**GOAL:**
Give the listing again exactly, omitting its images.

**MATERIAL:**
+===+
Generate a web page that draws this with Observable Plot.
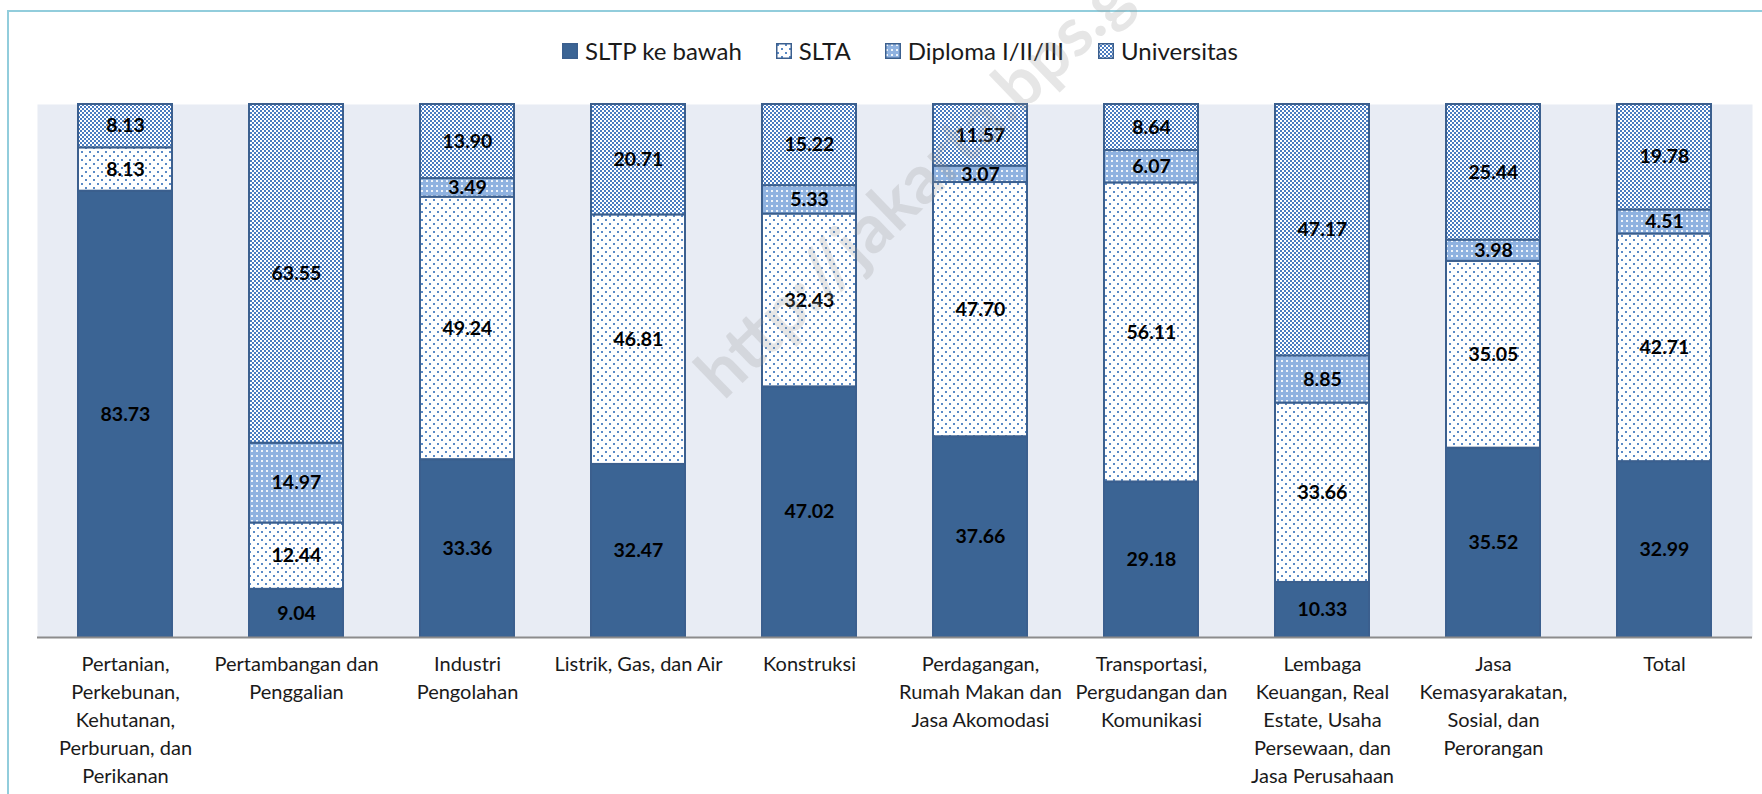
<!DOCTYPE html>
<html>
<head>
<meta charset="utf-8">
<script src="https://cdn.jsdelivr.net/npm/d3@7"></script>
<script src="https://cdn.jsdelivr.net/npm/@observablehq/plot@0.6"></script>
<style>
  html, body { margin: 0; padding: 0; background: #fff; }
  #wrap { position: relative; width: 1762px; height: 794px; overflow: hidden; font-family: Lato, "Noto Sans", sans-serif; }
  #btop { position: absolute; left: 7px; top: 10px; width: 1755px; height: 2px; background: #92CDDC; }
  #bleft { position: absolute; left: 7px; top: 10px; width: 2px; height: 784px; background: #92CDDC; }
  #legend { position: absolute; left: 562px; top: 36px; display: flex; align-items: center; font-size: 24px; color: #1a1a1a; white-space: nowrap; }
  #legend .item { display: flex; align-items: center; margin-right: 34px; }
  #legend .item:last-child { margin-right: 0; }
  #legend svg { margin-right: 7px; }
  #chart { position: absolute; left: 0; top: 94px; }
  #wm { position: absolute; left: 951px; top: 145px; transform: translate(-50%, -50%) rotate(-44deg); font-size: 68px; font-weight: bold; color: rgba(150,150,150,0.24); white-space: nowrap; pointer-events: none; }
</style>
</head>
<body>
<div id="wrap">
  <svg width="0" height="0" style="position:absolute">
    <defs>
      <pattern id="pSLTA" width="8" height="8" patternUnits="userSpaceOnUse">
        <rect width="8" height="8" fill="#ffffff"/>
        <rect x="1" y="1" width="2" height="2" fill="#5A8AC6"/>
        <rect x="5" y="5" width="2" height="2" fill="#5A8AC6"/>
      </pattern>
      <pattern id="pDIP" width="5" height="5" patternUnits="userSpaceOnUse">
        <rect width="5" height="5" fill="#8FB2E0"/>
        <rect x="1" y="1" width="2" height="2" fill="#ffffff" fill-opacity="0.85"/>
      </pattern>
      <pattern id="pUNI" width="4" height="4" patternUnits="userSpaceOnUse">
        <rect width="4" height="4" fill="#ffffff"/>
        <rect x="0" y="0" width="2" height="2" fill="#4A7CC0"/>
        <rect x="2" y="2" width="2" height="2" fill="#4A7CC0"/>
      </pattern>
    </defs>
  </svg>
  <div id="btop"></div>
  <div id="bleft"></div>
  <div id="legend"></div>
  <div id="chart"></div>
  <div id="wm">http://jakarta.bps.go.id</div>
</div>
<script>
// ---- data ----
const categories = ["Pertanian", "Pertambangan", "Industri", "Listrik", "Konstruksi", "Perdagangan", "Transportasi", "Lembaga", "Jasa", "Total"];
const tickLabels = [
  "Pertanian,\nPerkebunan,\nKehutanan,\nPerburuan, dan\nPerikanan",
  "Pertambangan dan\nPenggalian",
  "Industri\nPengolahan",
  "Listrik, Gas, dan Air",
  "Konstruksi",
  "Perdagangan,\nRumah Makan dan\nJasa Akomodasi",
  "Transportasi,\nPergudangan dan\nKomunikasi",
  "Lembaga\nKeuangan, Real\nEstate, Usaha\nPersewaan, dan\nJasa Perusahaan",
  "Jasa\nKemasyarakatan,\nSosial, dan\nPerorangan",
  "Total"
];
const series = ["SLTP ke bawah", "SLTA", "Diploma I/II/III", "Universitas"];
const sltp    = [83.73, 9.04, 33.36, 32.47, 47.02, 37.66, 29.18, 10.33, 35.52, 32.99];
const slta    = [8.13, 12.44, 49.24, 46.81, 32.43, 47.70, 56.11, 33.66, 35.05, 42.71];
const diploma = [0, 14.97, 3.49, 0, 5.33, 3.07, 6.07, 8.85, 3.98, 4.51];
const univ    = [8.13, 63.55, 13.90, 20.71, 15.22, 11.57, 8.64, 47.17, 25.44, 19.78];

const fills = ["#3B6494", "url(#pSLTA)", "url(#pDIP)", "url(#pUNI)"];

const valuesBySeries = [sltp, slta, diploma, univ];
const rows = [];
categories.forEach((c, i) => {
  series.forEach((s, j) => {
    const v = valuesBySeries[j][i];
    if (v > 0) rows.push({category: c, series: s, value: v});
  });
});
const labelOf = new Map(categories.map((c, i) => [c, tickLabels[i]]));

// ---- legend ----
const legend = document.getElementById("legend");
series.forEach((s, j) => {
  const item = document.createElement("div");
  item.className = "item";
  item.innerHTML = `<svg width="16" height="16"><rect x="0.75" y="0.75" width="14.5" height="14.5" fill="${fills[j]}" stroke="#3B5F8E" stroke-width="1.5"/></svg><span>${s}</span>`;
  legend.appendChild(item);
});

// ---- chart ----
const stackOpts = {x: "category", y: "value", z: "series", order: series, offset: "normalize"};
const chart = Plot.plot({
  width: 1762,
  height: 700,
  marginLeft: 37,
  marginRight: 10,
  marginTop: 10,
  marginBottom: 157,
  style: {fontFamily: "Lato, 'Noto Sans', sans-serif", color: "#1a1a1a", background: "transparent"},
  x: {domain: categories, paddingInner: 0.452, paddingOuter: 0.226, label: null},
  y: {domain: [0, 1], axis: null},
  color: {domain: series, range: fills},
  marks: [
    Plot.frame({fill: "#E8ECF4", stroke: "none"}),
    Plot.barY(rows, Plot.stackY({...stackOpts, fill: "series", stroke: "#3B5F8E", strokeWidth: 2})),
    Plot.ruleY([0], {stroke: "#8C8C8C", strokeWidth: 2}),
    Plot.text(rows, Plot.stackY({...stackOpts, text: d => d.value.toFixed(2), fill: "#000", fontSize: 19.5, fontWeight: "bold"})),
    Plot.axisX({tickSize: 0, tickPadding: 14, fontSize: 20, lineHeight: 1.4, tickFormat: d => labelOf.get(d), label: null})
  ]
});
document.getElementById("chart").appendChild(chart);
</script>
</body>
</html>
+===+
**RESPONSE:**
Generate a web page that draws this with Observable Plot.
<!DOCTYPE html>
<html>
<head>
<meta charset="utf-8">
<script src="https://cdn.jsdelivr.net/npm/d3@7"></script>
<script src="https://cdn.jsdelivr.net/npm/@observablehq/plot@0.6"></script>
<style>
  html, body { margin: 0; padding: 0; background: #fff; }
  #wrap { position: relative; width: 1762px; height: 794px; overflow: hidden; font-family: Lato, "Noto Sans", sans-serif; }
  #btop { position: absolute; left: 7px; top: 10px; width: 1755px; height: 2px; background: #92CDDC; }
  #bleft { position: absolute; left: 7px; top: 10px; width: 2px; height: 784px; background: #92CDDC; }
  #legend { position: absolute; left: 562px; top: 36px; display: flex; align-items: center; font-size: 24px; color: #1a1a1a; white-space: nowrap; }
  #legend .item { display: flex; align-items: center; margin-right: 34px; }
  #legend .item:last-child { margin-right: 0; }
  #legend svg { margin-right: 7px; }
  #chart { position: absolute; left: 0; top: 94px; }
  #wm { position: absolute; left: 951px; top: 145px; transform: translate(-50%, -50%) rotate(-44deg); font-size: 68px; font-weight: bold; color: rgba(150,150,150,0.24); white-space: nowrap; pointer-events: none; }
</style>
</head>
<body>
<div id="wrap">
  <svg width="0" height="0" style="position:absolute">
    <defs>
      <pattern id="pSLTA" width="8" height="8" patternUnits="userSpaceOnUse">
        <rect width="8" height="8" fill="#ffffff"/>
        <rect x="1" y="1" width="2" height="2" fill="#5A8AC6"/>
        <rect x="5" y="5" width="2" height="2" fill="#5A8AC6"/>
      </pattern>
      <pattern id="pDIP" width="5" height="5" patternUnits="userSpaceOnUse">
        <rect width="5" height="5" fill="#8FB2E0"/>
        <rect x="1" y="1" width="2" height="2" fill="#ffffff" fill-opacity="0.85"/>
      </pattern>
      <pattern id="pUNI" width="4" height="4" patternUnits="userSpaceOnUse">
        <rect width="4" height="4" fill="#ffffff"/>
        <rect x="0" y="0" width="2" height="2" fill="#4A7CC0"/>
        <rect x="2" y="2" width="2" height="2" fill="#4A7CC0"/>
      </pattern>
    </defs>
  </svg>
  <div id="btop"></div>
  <div id="bleft"></div>
  <div id="legend"></div>
  <div id="chart"></div>
  <div id="wm">http://jakarta.bps.go.id</div>
</div>
<script>
// ---- data ----
const categories = ["Pertanian", "Pertambangan", "Industri", "Listrik", "Konstruksi", "Perdagangan", "Transportasi", "Lembaga", "Jasa", "Total"];
const tickLabels = [
  "Pertanian,\nPerkebunan,\nKehutanan,\nPerburuan, dan\nPerikanan",
  "Pertambangan dan\nPenggalian",
  "Industri\nPengolahan",
  "Listrik, Gas, dan Air",
  "Konstruksi",
  "Perdagangan,\nRumah Makan dan\nJasa Akomodasi",
  "Transportasi,\nPergudangan dan\nKomunikasi",
  "Lembaga\nKeuangan, Real\nEstate, Usaha\nPersewaan, dan\nJasa Perusahaan",
  "Jasa\nKemasyarakatan,\nSosial, dan\nPerorangan",
  "Total"
];
const series = ["SLTP ke bawah", "SLTA", "Diploma I/II/III", "Universitas"];
const sltp    = [83.73, 9.04, 33.36, 32.47, 47.02, 37.66, 29.18, 10.33, 35.52, 32.99];
const slta    = [8.13, 12.44, 49.24, 46.81, 32.43, 47.70, 56.11, 33.66, 35.05, 42.71];
const diploma = [0, 14.97, 3.49, 0, 5.33, 3.07, 6.07, 8.85, 3.98, 4.51];
const univ    = [8.13, 63.55, 13.90, 20.71, 15.22, 11.57, 8.64, 47.17, 25.44, 19.78];

const fills = ["#3B6494", "url(#pSLTA)", "url(#pDIP)", "url(#pUNI)"];

const valuesBySeries = [sltp, slta, diploma, univ];
const rows = [];
categories.forEach((c, i) => {
  series.forEach((s, j) => {
    const v = valuesBySeries[j][i];
    if (v > 0) rows.push({category: c, series: s, value: v});
  });
});
const labelOf = new Map(categories.map((c, i) => [c, tickLabels[i]]));

// ---- legend ----
const legend = document.getElementById("legend");
series.forEach((s, j) => {
  const item = document.createElement("div");
  item.className = "item";
  item.innerHTML = `<svg width="16" height="16"><rect x="0.75" y="0.75" width="14.5" height="14.5" fill="${fills[j]}" stroke="#3B5F8E" stroke-width="1.5"/></svg><span>${s}</span>`;
  legend.appendChild(item);
});

// ---- chart ----
const stackOpts = {x: "category", y: "value", z: "series", order: series, offset: "normalize"};
const chart = Plot.plot({
  width: 1762,
  height: 700,
  marginLeft: 37,
  marginRight: 10,
  marginTop: 10,
  marginBottom: 157,
  style: {fontFamily: "Lato, 'Noto Sans', sans-serif", color: "#1a1a1a", background: "transparent"},
  x: {domain: categories, paddingInner: 0.452, paddingOuter: 0.226, label: null},
  y: {domain: [0, 1], axis: null},
  color: {domain: series, range: fills},
  marks: [
    Plot.frame({fill: "#E8ECF4", stroke: "none"}),
    Plot.barY(rows, Plot.stackY({...stackOpts, fill: "series", stroke: "#3B5F8E", strokeWidth: 2})),
    Plot.ruleY([0], {stroke: "#8C8C8C", strokeWidth: 2}),
    Plot.text(rows, Plot.stackY({...stackOpts, text: d => d.value.toFixed(2), fill: "#000", fontSize: 19.5, fontWeight: "bold"})),
    Plot.axisX({tickSize: 0, tickPadding: 14, fontSize: 20, lineHeight: 1.4, tickFormat: d => labelOf.get(d), label: null})
  ]
});
document.getElementById("chart").appendChild(chart);
</script>
</body>
</html>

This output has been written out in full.